» EXERCISE: Skip all pictures, then print the remaining material exactly.

- - - - -

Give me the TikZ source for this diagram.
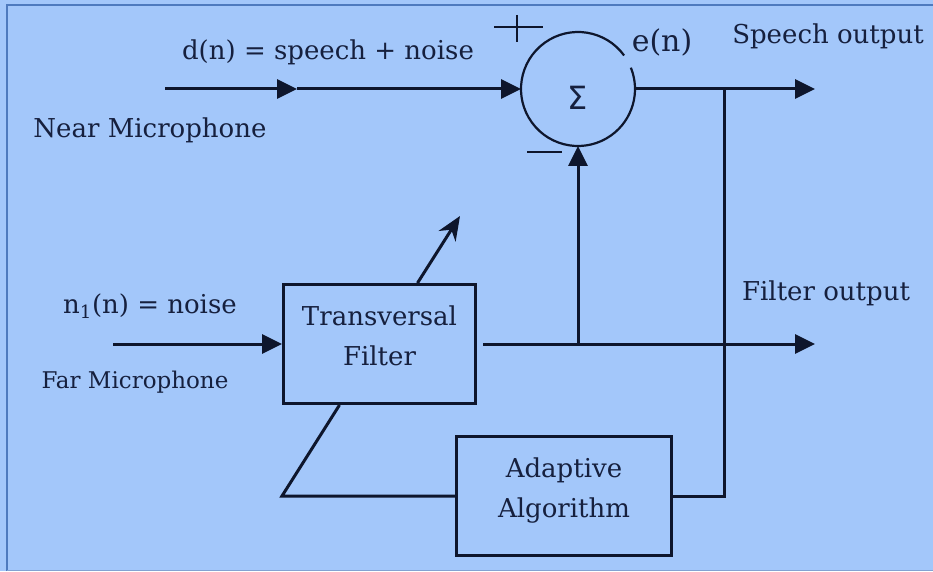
\documentclass[tikz,border=0pt]{standalone}
\usepackage{fontspec}
\setmainfont{DejaVu Serif}
\newfontfamily\sigmaface{DejaVu Sans}
\usepackage{tikz}
\usetikzlibrary{
        arrows.meta,
        calc
    }
\definecolor{bgblue}{RGB}{163,199,250}
\definecolor{rimblue}{RGB}{78,122,190}
\definecolor{ink}{RGB}{14,22,44}
\definecolor{txt}{RGB}{22,32,62}
\newcommand{\lblfont}{\fontsize{26}{40}\selectfont}
\newcommand{\farfont}{\fontsize{23}{30}\selectfont}
\newcommand{\errfont}{\fontsize{30}{36}\selectfont}
\newcommand{\sigfont}{\sigmaface\fontsize{32}{36}\selectfont}
\newcommand{\dn}{\rule[-16pt]{0pt}{16pt}}
\tikzset{>={Triangle[length=20pt,width=19pt]}}
\tikzset{
    lbl/.style={text=txt,font=\lblfont,inner sep=0pt},
    sig/.style={draw=ink,line width=3pt},
    block/.style={draw=ink,line width=3pt,minimum height=119pt,align=center,
        text=txt,font=\lblfont,inner sep=0pt}
}

\begin{document}
\begin{tikzpicture}[x=1pt,y=1pt]
    \useasboundingbox (0,0) rectangle (933,571);
    \fill[bgblue] (0,0) rectangle (933,571);
    \draw[rimblue,line width=2pt] (7,0) -- (7,566) -- (933,566);
    \draw[rimblue!70,line width=1pt] (7,1) -- (933,1);

    % summing point
    \node[circle,minimum size=114pt,inner sep=0pt,outer sep=0pt] (sum) at (578,482) {};
    \draw[ink,line width=2.2pt] (sum.36) arc[start angle=36,end angle=382,radius=57pt];
    \node[lbl,font=\sigfont] (sigma) at ([yshift=-9pt]sum.center) {Σ};
    \draw[ink,line width=2.5pt] (494,544) -- (543,544) (517,556) -- (517,529);
    \draw[ink,line width=2.5pt] (527,419) -- (562,419);

    % blocks
    \node[block,minimum width=192pt] (filt) at (379.5,227) {Transversal\\Filter\dn};
    \node[block,minimum width=215pt] (adapt) at (564,75) {Adaptive\\Algorithm\dn};

    \coordinate (nearin) at (165,482);
    \coordinate (nearmid) at (297,482);
    \coordinate (tap) at (724,482);
    \coordinate (spout) at (815,482);
    \coordinate (farin) at (113,227);
    \coordinate (fout) at (815,227);
    \coordinate (tune) at (460,355);
    \coordinate (corner) at (282,75);

    \draw[sig,->] (nearin) -- (nearmid);
    \draw[sig,->] (nearmid) -- (sum.west);
    \draw[sig,->] (sum.east) -- (spout);
    \draw[sig] (tap) |- (adapt.east);
    \draw[sig,->] (farin) -- (filt.west);
    \draw[sig,->,shorten <=6pt] (filt.east) -- (fout);
    \draw[sig,->] (sum.south |- fout) -- (sum.south);
    \draw[sig,-{Stealth[length=24pt,width=20pt]}] ([xshift=38pt]filt.north) -- (tune);
    \draw[sig] ([xshift=-40pt]filt.south) -- (corner) -- (adapt.west);

    % labels
    \node[lbl] (dn) at (328,519) {d(n) = speech + noise};
    \node[lbl] (near) at (150,441) {Near Microphone};
    \node[lbl,font=\errfont] (en) at (662,529) {e(n)};
    \node[lbl] (spl) at (828,535) {Speech output};
    \node[lbl] (n1) at (150,265) {n\textsubscript{1}(n) = noise};
    \node[lbl,font=\farfont] (far) at (135,189) {Far Microphone};
    \node[lbl] (fol) at (826,278) {Filter output};
\end{tikzpicture}
\end{document}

- - - - -

» CORRECT RESPONSE:
Give me the TikZ source for this diagram.
\documentclass[tikz,border=0pt]{standalone}
\usepackage{fontspec}
\setmainfont{DejaVu Serif}
\newfontfamily\sigmaface{DejaVu Sans}
\usepackage{tikz}
\usetikzlibrary{
        arrows.meta,
        calc
    }
\definecolor{bgblue}{RGB}{163,199,250}
\definecolor{rimblue}{RGB}{78,122,190}
\definecolor{ink}{RGB}{14,22,44}
\definecolor{txt}{RGB}{22,32,62}
\newcommand{\lblfont}{\fontsize{26}{40}\selectfont}
\newcommand{\farfont}{\fontsize{23}{30}\selectfont}
\newcommand{\errfont}{\fontsize{30}{36}\selectfont}
\newcommand{\sigfont}{\sigmaface\fontsize{32}{36}\selectfont}
\newcommand{\dn}{\rule[-16pt]{0pt}{16pt}}
\tikzset{>={Triangle[length=20pt,width=19pt]}}
\tikzset{
    lbl/.style={text=txt,font=\lblfont,inner sep=0pt},
    sig/.style={draw=ink,line width=3pt},
    block/.style={draw=ink,line width=3pt,minimum height=119pt,align=center,
        text=txt,font=\lblfont,inner sep=0pt}
}

\begin{document}
\begin{tikzpicture}[x=1pt,y=1pt]
    \useasboundingbox (0,0) rectangle (933,571);
    \fill[bgblue] (0,0) rectangle (933,571);
    \draw[rimblue,line width=2pt] (7,0) -- (7,566) -- (933,566);
    \draw[rimblue!70,line width=1pt] (7,1) -- (933,1);

    % summing point
    \node[circle,minimum size=114pt,inner sep=0pt,outer sep=0pt] (sum) at (578,482) {};
    \draw[ink,line width=2.2pt] (sum.36) arc[start angle=36,end angle=382,radius=57pt];
    \node[lbl,font=\sigfont] (sigma) at ([yshift=-9pt]sum.center) {Σ};
    \draw[ink,line width=2.5pt] (494,544) -- (543,544) (517,556) -- (517,529);
    \draw[ink,line width=2.5pt] (527,419) -- (562,419);

    % blocks
    \node[block,minimum width=192pt] (filt) at (379.5,227) {Transversal\\Filter\dn};
    \node[block,minimum width=215pt] (adapt) at (564,75) {Adaptive\\Algorithm\dn};

    \coordinate (nearin) at (165,482);
    \coordinate (nearmid) at (297,482);
    \coordinate (tap) at (724,482);
    \coordinate (spout) at (815,482);
    \coordinate (farin) at (113,227);
    \coordinate (fout) at (815,227);
    \coordinate (tune) at (460,355);
    \coordinate (corner) at (282,75);

    \draw[sig,->] (nearin) -- (nearmid);
    \draw[sig,->] (nearmid) -- (sum.west);
    \draw[sig,->] (sum.east) -- (spout);
    \draw[sig] (tap) |- (adapt.east);
    \draw[sig,->] (farin) -- (filt.west);
    \draw[sig,->,shorten <=6pt] (filt.east) -- (fout);
    \draw[sig,->] (sum.south |- fout) -- (sum.south);
    \draw[sig,-{Stealth[length=24pt,width=20pt]}] ([xshift=38pt]filt.north) -- (tune);
    \draw[sig] ([xshift=-40pt]filt.south) -- (corner) -- (adapt.west);

    % labels
    \node[lbl] (dn) at (328,519) {d(n) = speech + noise};
    \node[lbl] (near) at (150,441) {Near Microphone};
    \node[lbl,font=\errfont] (en) at (662,529) {e(n)};
    \node[lbl] (spl) at (828,535) {Speech output};
    \node[lbl] (n1) at (150,265) {n\textsubscript{1}(n) = noise};
    \node[lbl,font=\farfont] (far) at (135,189) {Far Microphone};
    \node[lbl] (fol) at (826,278) {Filter output};
\end{tikzpicture}
\end{document}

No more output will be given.